FDA: U.S. Marshals seize contaminated ultrasound gel from N.J. plant
(CBS News) U.S. Marshals have raided a New Jersey plant that produces ultrasound transmission gel at the request of the the U.S. Food and Drug Administration after the agency found product samples contained dangerous bacteria.
Product lots of Other-Sonic Generic Ultrasound Transmission Gel, manufactured by Pharmaceutical Innovations Inc. in Newark, N.J, were seized by marshals because they contained two bacteria strains that may cause infection, Pseudomonas aeruginosa and Klebsiella oxytoca.

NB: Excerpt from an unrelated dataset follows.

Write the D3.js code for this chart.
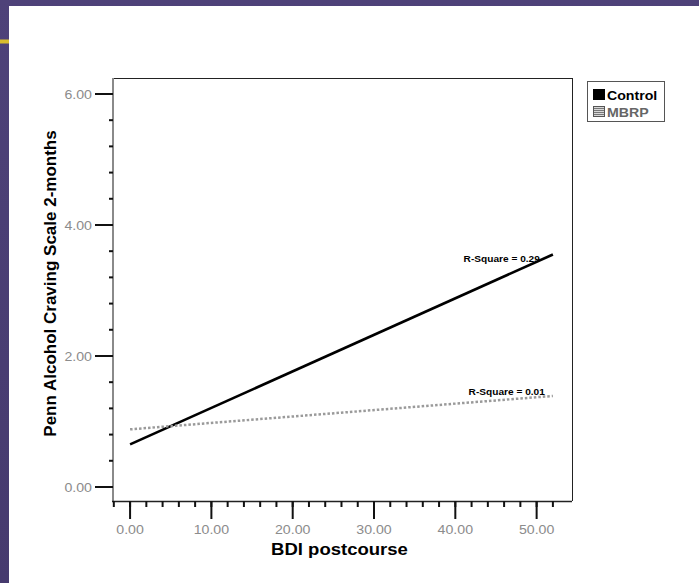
<!DOCTYPE html>
<html><head><meta charset="utf-8">
<script src="https://cdn.jsdelivr.net/npm/d3@7"></script>
<style>html,body{margin:0;padding:0;background:#4b3f74;}svg{display:block;}</style>
</head><body>
<script>
// Data
const seriesNames = ["Control", "MBRP"];
const xStart = [0, 0];
const xEnd = [52, 52];
const yStart = [0.65, 0.88];
const yEnd = [3.55, 1.39];
const rSquareLabels = ["R-Square = 0.29", "R-Square = 0.01"];
const yTickValues = [0, 2, 4, 6];
const xTickValues = [0, 10, 20, 30, 40, 50];
const xTitle = "BDI postcourse";
const yTitle = "Penn Alcohol Craving Scale 2-months";

const W = 699, H = 583;
const FONT = "Liberation Sans, Arial, sans-serif";
const SX = 1.09; // horizontal stretch of the original image's text
const svg = d3.select("body").append("svg").attr("width", W).attr("height", H);

// helper: horizontally stretched text
function htext(parent, tx, ty, str, opts) {
  const g = parent.append("g").attr("transform", `translate(${tx},${ty}) scale(${SX},1)`);
  const t = g.append("text").attr("x",0).attr("y",0)
    .attr("font-family", FONT).attr("font-size", opts.size)
    .attr("font-weight", opts.weight || "normal")
    .attr("fill", opts.fill || "#000")
    .attr("text-anchor", opts.anchor || "start")
    .text(str);
  if (opts.dy) t.attr("dy", opts.dy);
  return g;
}

// background: purple slide, white panel
const defs = svg.append("defs");
const grad = defs.append("linearGradient").attr("id","bg").attr("x1","0").attr("y1","0").attr("x2","0").attr("y2","1");
grad.append("stop").attr("offset","0").attr("stop-color","#4e4279");
grad.append("stop").attr("offset","1").attr("stop-color","#463a6e");
svg.append("rect").attr("width",W).attr("height",H).attr("fill","url(#bg)");
svg.append("rect").attr("x",9).attr("y",6).attr("width",W-9).attr("height",H-6).attr("fill","#fff");
svg.append("rect").attr("x",0).attr("y",39.5).attr("width",9).attr("height",4).attr("fill","#d9bd2c");

const pL = 113, pR = 572, pT = 78, pB = 501;
const x = d3.scaleLinear().domain([-2.1, 54.35]).range([pL, pR]);
const y = d3.scaleLinear().domain([-0.214, 6.244]).range([pB, pT]);

// frame top/right
svg.append("line").attr("x1",pL).attr("x2",pR).attr("y1",pT+0.5).attr("y2",pT+0.5).attr("stroke","#222").attr("stroke-width",1);
svg.append("line").attr("x1",pR+0.5).attr("x2",pR+0.5).attr("y1",pT).attr("y2",pB).attr("stroke","#222").attr("stroke-width",1);

// y axis
const yMinor = d3.range(0, 6.01, 0.4).map(v => +v.toFixed(2));
const yAx = svg.append("g").attr("transform", `translate(${pL},0)`);
yAx.append("line").attr("x1",0).attr("x2",0).attr("y1",pT).attr("y2",pB).attr("stroke","#8a8a8a").attr("stroke-width",2);
yAx.selectAll("line.minor").data(yMinor).join("line").attr("class","minor")
  .attr("x1",-4).attr("x2",0).attr("y1",d=>y(d)).attr("y2",d=>y(d)).attr("stroke","#111").attr("stroke-width",2);
yAx.selectAll("line.major").data(yTickValues).join("line").attr("class","major")
  .attr("x1",-18).attr("x2",0).attr("y1",d=>y(d)).attr("y2",d=>y(d)).attr("stroke","#111").attr("stroke-width",2);
yTickValues.forEach(v => htext(yAx, -21, y(v), d3.format(".2f")(v), {size:13, fill:"#8c8c8c", anchor:"end", dy:"0.36em"}));

// x axis
const xMinor = d3.range(-2, 53, 2);
const xAx = svg.append("g").attr("transform", `translate(0,${pB})`);
xAx.append("line").attr("x1",pL-1).attr("x2",pR).attr("y1",0.5).attr("y2",0.5).attr("stroke","#222").attr("stroke-width",1.5);
xAx.selectAll("line.minor").data(xMinor).join("line").attr("class","minor")
  .attr("x1",d=>x(d)).attr("x2",d=>x(d)).attr("y1",0).attr("y2",6).attr("stroke","#111").attr("stroke-width",2);
xAx.selectAll("line.major").data(xTickValues).join("line").attr("class","major")
  .attr("x1",d=>x(d)).attr("x2",d=>x(d)).attr("y1",0).attr("y2",18).attr("stroke","#111").attr("stroke-width",2);
xTickValues.forEach(v => htext(xAx, x(v), 33, d3.format(".2f")(v), {size:13, fill:"#8c8c8c", anchor:"middle"}));

// titles
htext(svg, (pL+pR)/2 - 3, 555, xTitle, {size:17, weight:"bold", anchor:"middle"});
svg.append("text").attr("transform",`translate(56,${(pT+pB)/2 - 6}) rotate(-90)`).attr("text-anchor","middle")
  .attr("font-family",FONT).attr("font-weight","bold").attr("font-size",17).attr("fill","#000")
  .text(yTitle);

// fit lines
const styles = [
  {stroke:"#000", dash:null, width:2.6},
  {stroke:"#9a9a9a", dash:"2.5,2", width:2.5}
];
seriesNames.forEach((name,i)=>{
  svg.append("line")
    .attr("x1",x(xStart[i])).attr("y1",y(yStart[i]))
    .attr("x2",x(xEnd[i])).attr("y2",y(yEnd[i]))
    .attr("stroke",styles[i].stroke).attr("stroke-width",styles[i].width)
    .attr("stroke-dasharray",styles[i].dash);
});
// R-square labels
const labelOffsets = [{dx:-13, dy:8}, {dx:-8, dy:-1}];
seriesNames.forEach((name,i)=>{
  htext(svg, x(xEnd[i]) + labelOffsets[i].dx, y(yEnd[i]) + labelOffsets[i].dy, rSquareLabels[i],
    {size:9.3, weight:"bold", anchor:"end"});
});

// legend
const lg = svg.append("g");
lg.append("rect").attr("x",587.5).attr("y",81.5).attr("width",77).attr("height",40)
  .attr("fill","#fff").attr("stroke","#555").attr("stroke-width",1);
const pat = defs.append("pattern").attr("id","stripe").attr("width",4).attr("height",2).attr("patternUnits","userSpaceOnUse");
pat.append("rect").attr("width",4).attr("height",2).attr("fill","#d8d8d8");
pat.append("rect").attr("width",4).attr("height",1).attr("fill","#777");
seriesNames.forEach((name,i)=>{
  const yy = 89 + i*17;
  lg.append("rect").attr("x",593.5).attr("y",yy+0.5).attr("width",11).attr("height",10)
    .attr("fill", i===0 ? "#000" : "url(#stripe)").attr("stroke", i===0 ? "#000" : "#555");
  htext(lg, 607, yy+10.5, name, {size:13, weight:"bold", fill: i===0 ? "#000" : "#666"});
});
</script>
</body></html>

Millions of American men and women undergo an ultrasound diagnostic test that uses high-frequency sound waves to produce images of structures inside the body. Many women especially will undergo an ultrasound to check the baby's health throughout pregnancy. The gel helps amplify the transmission of the ultrasound waves.
According to the FDA, 16 patients undergoing heart valve replacement surgery who were given this particular brand of gel for a procedure called a "transesophageal ultrasound" (that looks at the heart and blood vessels) became infected with Pseudomonas aeruginosa.
"This ultrasound gel presented serious health risks to patients, particularly vulnerable ones," said Dara A. Corrigan, the FDA's associate commissioner for regulatory affairs. "Therefore, FDA, with the assistance of our state partner, is taking aggressive enforcement action to protect the public health."
The FDA has also issued a safety alert to health care providers that bacteria found in non-sterile Other-Sonic Generic Ultrasound Transmission Gel poses risks of infection. Seized lots were made between June and December 2011, according to the FDA.
According to Medscape Reference, infections from Pseudomonas frequently lead to pneumonia, urinary tract infections, and bacteremia.
Pharmaceutical Innovations Inc. had no comment when reached by HealthPop.